Carry none of the pictures over; set down the material below exactly.
-- begin DATASET CONTENT --
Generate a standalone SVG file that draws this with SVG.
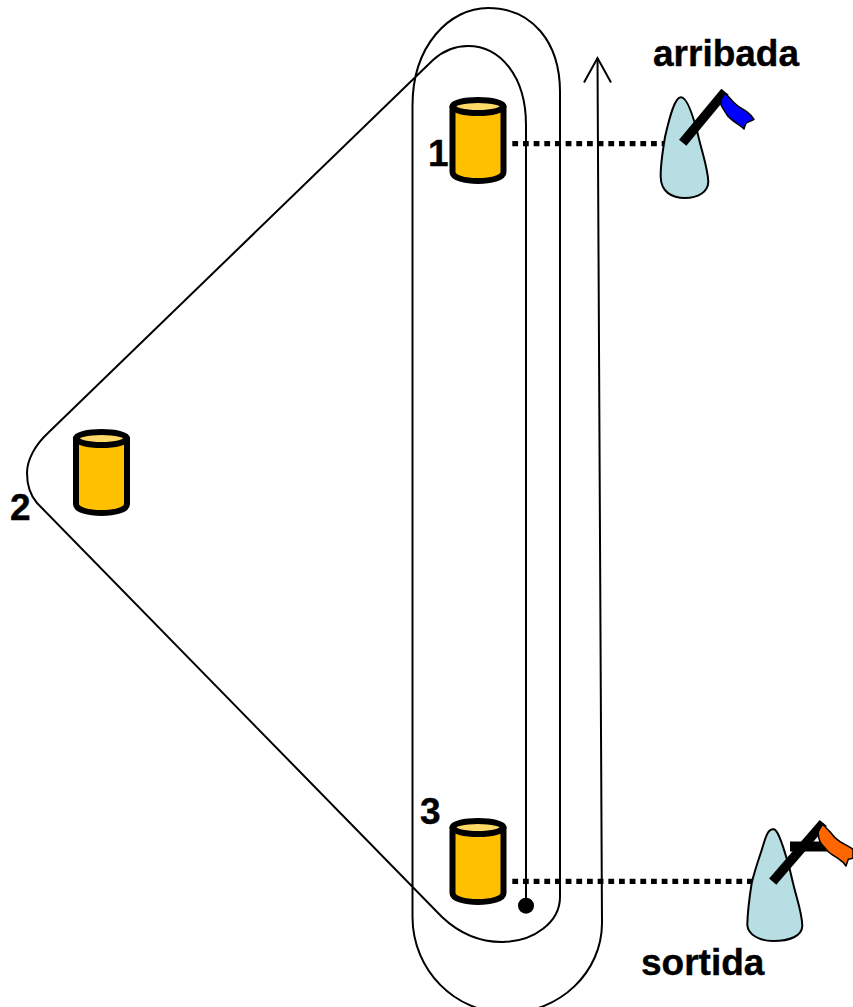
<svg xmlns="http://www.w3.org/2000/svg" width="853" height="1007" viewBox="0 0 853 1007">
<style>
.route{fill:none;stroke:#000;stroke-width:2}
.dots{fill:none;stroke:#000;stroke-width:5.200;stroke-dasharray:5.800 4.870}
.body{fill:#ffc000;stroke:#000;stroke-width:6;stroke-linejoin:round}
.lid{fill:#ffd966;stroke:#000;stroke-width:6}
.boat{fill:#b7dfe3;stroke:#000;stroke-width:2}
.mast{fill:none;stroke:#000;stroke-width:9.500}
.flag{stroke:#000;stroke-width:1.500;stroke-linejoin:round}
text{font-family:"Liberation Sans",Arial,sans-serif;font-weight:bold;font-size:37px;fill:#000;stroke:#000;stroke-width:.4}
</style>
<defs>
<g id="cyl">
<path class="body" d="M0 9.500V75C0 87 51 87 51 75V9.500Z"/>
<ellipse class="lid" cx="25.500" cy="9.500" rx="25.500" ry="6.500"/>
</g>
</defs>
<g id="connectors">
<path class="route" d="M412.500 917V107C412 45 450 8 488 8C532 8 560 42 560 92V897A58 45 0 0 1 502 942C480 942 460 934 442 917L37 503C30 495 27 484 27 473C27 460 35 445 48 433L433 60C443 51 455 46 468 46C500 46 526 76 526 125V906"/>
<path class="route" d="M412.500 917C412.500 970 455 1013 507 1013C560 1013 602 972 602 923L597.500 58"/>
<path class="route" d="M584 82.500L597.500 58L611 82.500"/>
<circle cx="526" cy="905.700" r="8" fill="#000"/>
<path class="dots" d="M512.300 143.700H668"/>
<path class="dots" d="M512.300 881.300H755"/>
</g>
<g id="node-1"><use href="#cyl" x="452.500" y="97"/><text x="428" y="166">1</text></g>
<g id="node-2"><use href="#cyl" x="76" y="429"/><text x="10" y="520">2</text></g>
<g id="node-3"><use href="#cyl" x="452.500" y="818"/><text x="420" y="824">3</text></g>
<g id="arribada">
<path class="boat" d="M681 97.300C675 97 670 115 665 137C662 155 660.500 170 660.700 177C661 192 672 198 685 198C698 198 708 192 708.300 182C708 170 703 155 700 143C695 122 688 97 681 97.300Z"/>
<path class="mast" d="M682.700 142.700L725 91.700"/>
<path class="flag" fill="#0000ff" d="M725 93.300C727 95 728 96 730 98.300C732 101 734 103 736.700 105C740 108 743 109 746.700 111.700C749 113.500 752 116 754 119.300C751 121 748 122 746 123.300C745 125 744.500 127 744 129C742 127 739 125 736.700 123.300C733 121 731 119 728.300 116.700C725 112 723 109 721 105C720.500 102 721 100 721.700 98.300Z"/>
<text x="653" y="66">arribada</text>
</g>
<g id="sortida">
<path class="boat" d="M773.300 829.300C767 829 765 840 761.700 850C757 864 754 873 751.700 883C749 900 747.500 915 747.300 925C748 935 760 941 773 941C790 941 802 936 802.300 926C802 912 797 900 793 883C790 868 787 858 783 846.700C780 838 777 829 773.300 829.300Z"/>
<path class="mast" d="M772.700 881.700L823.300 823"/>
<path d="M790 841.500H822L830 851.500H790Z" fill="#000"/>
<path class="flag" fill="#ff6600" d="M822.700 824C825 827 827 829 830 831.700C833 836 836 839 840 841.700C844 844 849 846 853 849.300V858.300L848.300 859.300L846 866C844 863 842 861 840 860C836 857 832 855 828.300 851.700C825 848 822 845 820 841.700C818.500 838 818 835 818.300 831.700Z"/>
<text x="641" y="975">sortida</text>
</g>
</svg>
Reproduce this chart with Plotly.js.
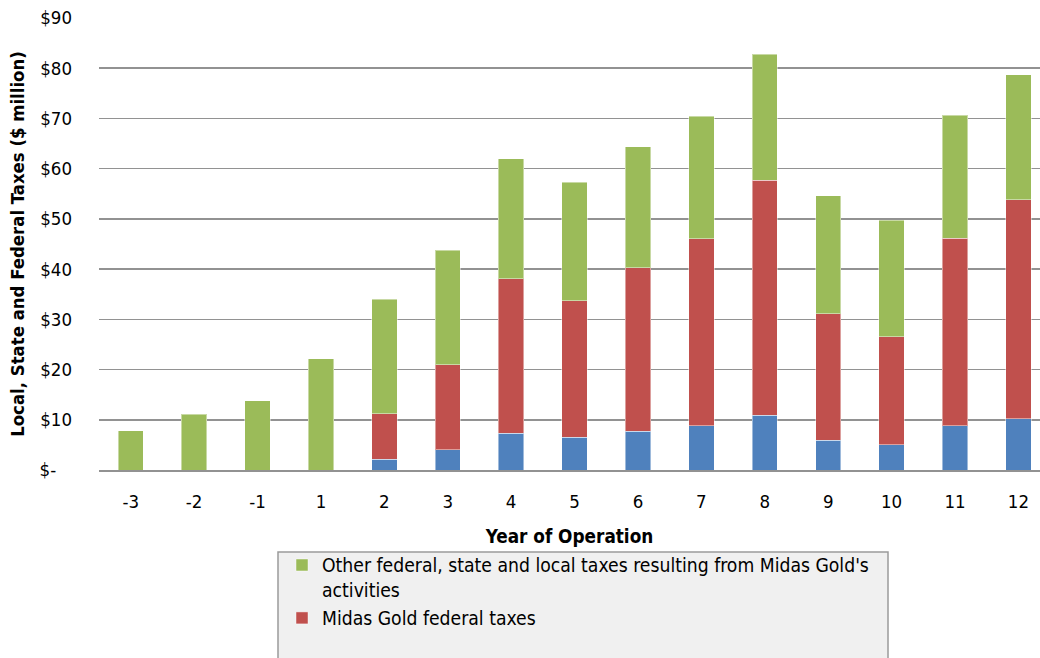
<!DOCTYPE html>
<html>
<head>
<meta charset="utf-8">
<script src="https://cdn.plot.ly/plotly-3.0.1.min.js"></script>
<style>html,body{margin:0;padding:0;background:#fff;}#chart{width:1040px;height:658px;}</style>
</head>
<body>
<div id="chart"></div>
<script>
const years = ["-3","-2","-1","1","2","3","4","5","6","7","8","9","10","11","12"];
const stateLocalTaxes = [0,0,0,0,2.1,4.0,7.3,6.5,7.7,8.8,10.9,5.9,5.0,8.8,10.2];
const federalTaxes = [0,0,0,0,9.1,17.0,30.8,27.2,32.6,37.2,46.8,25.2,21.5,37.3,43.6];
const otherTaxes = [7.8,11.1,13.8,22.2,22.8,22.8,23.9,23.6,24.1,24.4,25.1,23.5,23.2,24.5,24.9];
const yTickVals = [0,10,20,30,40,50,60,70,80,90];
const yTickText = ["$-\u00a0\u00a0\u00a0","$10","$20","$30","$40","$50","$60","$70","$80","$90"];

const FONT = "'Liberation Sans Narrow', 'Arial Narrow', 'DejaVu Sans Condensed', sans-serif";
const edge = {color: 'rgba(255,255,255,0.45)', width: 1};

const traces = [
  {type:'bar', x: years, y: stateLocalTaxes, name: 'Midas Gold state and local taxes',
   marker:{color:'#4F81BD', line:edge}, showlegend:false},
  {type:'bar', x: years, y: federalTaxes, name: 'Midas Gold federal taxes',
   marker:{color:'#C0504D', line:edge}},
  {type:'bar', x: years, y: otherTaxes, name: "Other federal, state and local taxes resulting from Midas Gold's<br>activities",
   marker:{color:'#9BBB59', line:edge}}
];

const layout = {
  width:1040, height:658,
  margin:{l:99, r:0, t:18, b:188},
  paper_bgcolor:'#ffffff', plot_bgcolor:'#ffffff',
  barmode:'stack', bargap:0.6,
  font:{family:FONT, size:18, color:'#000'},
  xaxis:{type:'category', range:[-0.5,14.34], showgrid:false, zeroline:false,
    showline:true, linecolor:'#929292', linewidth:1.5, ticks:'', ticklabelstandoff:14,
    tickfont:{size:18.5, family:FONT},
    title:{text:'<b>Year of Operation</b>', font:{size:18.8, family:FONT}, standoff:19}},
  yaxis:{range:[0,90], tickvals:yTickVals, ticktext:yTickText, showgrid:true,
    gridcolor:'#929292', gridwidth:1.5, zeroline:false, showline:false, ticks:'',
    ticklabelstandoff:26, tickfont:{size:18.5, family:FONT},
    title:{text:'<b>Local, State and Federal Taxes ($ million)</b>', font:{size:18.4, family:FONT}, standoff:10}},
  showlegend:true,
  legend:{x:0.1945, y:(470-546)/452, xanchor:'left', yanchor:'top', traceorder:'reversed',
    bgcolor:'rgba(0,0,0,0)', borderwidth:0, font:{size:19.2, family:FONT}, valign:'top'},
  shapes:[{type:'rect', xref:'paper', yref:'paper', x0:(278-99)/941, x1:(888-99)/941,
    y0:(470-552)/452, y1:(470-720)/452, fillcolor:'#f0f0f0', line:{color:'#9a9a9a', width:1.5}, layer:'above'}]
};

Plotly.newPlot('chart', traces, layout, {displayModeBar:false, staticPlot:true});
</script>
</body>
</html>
-- end DATASET CONTENT --
■ WRITTEN SOLUTION ■
Generate a standalone SVG file that draws this with SVG.
<svg xmlns="http://www.w3.org/2000/svg" width="853" height="1007" viewBox="0 0 853 1007">
<style>
.route{fill:none;stroke:#000;stroke-width:2}
.dots{fill:none;stroke:#000;stroke-width:5.200;stroke-dasharray:5.800 4.870}
.body{fill:#ffc000;stroke:#000;stroke-width:6;stroke-linejoin:round}
.lid{fill:#ffd966;stroke:#000;stroke-width:6}
.boat{fill:#b7dfe3;stroke:#000;stroke-width:2}
.mast{fill:none;stroke:#000;stroke-width:9.500}
.flag{stroke:#000;stroke-width:1.500;stroke-linejoin:round}
text{font-family:"Liberation Sans",Arial,sans-serif;font-weight:bold;font-size:37px;fill:#000;stroke:#000;stroke-width:.4}
</style>
<defs>
<g id="cyl">
<path class="body" d="M0 9.500V75C0 87 51 87 51 75V9.500Z"/>
<ellipse class="lid" cx="25.500" cy="9.500" rx="25.500" ry="6.500"/>
</g>
</defs>
<g id="connectors">
<path class="route" d="M412.500 917V107C412 45 450 8 488 8C532 8 560 42 560 92V897A58 45 0 0 1 502 942C480 942 460 934 442 917L37 503C30 495 27 484 27 473C27 460 35 445 48 433L433 60C443 51 455 46 468 46C500 46 526 76 526 125V906"/>
<path class="route" d="M412.500 917C412.500 970 455 1013 507 1013C560 1013 602 972 602 923L597.500 58"/>
<path class="route" d="M584 82.500L597.500 58L611 82.500"/>
<circle cx="526" cy="905.700" r="8" fill="#000"/>
<path class="dots" d="M512.300 143.700H668"/>
<path class="dots" d="M512.300 881.300H755"/>
</g>
<g id="node-1"><use href="#cyl" x="452.500" y="97"/><text x="428" y="166">1</text></g>
<g id="node-2"><use href="#cyl" x="76" y="429"/><text x="10" y="520">2</text></g>
<g id="node-3"><use href="#cyl" x="452.500" y="818"/><text x="420" y="824">3</text></g>
<g id="arribada">
<path class="boat" d="M681 97.300C675 97 670 115 665 137C662 155 660.500 170 660.700 177C661 192 672 198 685 198C698 198 708 192 708.300 182C708 170 703 155 700 143C695 122 688 97 681 97.300Z"/>
<path class="mast" d="M682.700 142.700L725 91.700"/>
<path class="flag" fill="#0000ff" d="M725 93.300C727 95 728 96 730 98.300C732 101 734 103 736.700 105C740 108 743 109 746.700 111.700C749 113.500 752 116 754 119.300C751 121 748 122 746 123.300C745 125 744.500 127 744 129C742 127 739 125 736.700 123.300C733 121 731 119 728.300 116.700C725 112 723 109 721 105C720.500 102 721 100 721.700 98.300Z"/>
<text x="653" y="66">arribada</text>
</g>
<g id="sortida">
<path class="boat" d="M773.300 829.300C767 829 765 840 761.700 850C757 864 754 873 751.700 883C749 900 747.500 915 747.300 925C748 935 760 941 773 941C790 941 802 936 802.300 926C802 912 797 900 793 883C790 868 787 858 783 846.700C780 838 777 829 773.300 829.300Z"/>
<path class="mast" d="M772.700 881.700L823.300 823"/>
<path d="M790 841.500H822L830 851.500H790Z" fill="#000"/>
<path class="flag" fill="#ff6600" d="M822.700 824C825 827 827 829 830 831.700C833 836 836 839 840 841.700C844 844 849 846 853 849.300V858.300L848.300 859.300L846 866C844 863 842 861 840 860C836 857 832 855 828.300 851.700C825 848 822 845 820 841.700C818.500 838 818 835 818.300 831.700Z"/>
<text x="641" y="975">sortida</text>
</g>
</svg>
Reproduce this chart with Plotly.js.
<!DOCTYPE html>
<html>
<head>
<meta charset="utf-8">
<script src="https://cdn.plot.ly/plotly-3.0.1.min.js"></script>
<style>html,body{margin:0;padding:0;background:#fff;}#chart{width:1040px;height:658px;}</style>
</head>
<body>
<div id="chart"></div>
<script>
const years = ["-3","-2","-1","1","2","3","4","5","6","7","8","9","10","11","12"];
const stateLocalTaxes = [0,0,0,0,2.1,4.0,7.3,6.5,7.7,8.8,10.9,5.9,5.0,8.8,10.2];
const federalTaxes = [0,0,0,0,9.1,17.0,30.8,27.2,32.6,37.2,46.8,25.2,21.5,37.3,43.6];
const otherTaxes = [7.8,11.1,13.8,22.2,22.8,22.8,23.9,23.6,24.1,24.4,25.1,23.5,23.2,24.5,24.9];
const yTickVals = [0,10,20,30,40,50,60,70,80,90];
const yTickText = ["$-\u00a0\u00a0\u00a0","$10","$20","$30","$40","$50","$60","$70","$80","$90"];

const FONT = "'Liberation Sans Narrow', 'Arial Narrow', 'DejaVu Sans Condensed', sans-serif";
const edge = {color: 'rgba(255,255,255,0.45)', width: 1};

const traces = [
  {type:'bar', x: years, y: stateLocalTaxes, name: 'Midas Gold state and local taxes',
   marker:{color:'#4F81BD', line:edge}, showlegend:false},
  {type:'bar', x: years, y: federalTaxes, name: 'Midas Gold federal taxes',
   marker:{color:'#C0504D', line:edge}},
  {type:'bar', x: years, y: otherTaxes, name: "Other federal, state and local taxes resulting from Midas Gold's<br>activities",
   marker:{color:'#9BBB59', line:edge}}
];

const layout = {
  width:1040, height:658,
  margin:{l:99, r:0, t:18, b:188},
  paper_bgcolor:'#ffffff', plot_bgcolor:'#ffffff',
  barmode:'stack', bargap:0.6,
  font:{family:FONT, size:18, color:'#000'},
  xaxis:{type:'category', range:[-0.5,14.34], showgrid:false, zeroline:false,
    showline:true, linecolor:'#929292', linewidth:1.5, ticks:'', ticklabelstandoff:14,
    tickfont:{size:18.5, family:FONT},
    title:{text:'<b>Year of Operation</b>', font:{size:18.8, family:FONT}, standoff:19}},
  yaxis:{range:[0,90], tickvals:yTickVals, ticktext:yTickText, showgrid:true,
    gridcolor:'#929292', gridwidth:1.5, zeroline:false, showline:false, ticks:'',
    ticklabelstandoff:26, tickfont:{size:18.5, family:FONT},
    title:{text:'<b>Local, State and Federal Taxes ($ million)</b>', font:{size:18.4, family:FONT}, standoff:10}},
  showlegend:true,
  legend:{x:0.1945, y:(470-546)/452, xanchor:'left', yanchor:'top', traceorder:'reversed',
    bgcolor:'rgba(0,0,0,0)', borderwidth:0, font:{size:19.2, family:FONT}, valign:'top'},
  shapes:[{type:'rect', xref:'paper', yref:'paper', x0:(278-99)/941, x1:(888-99)/941,
    y0:(470-552)/452, y1:(470-720)/452, fillcolor:'#f0f0f0', line:{color:'#9a9a9a', width:1.5}, layer:'above'}]
};

Plotly.newPlot('chart', traces, layout, {displayModeBar:false, staticPlot:true});
</script>
</body>
</html>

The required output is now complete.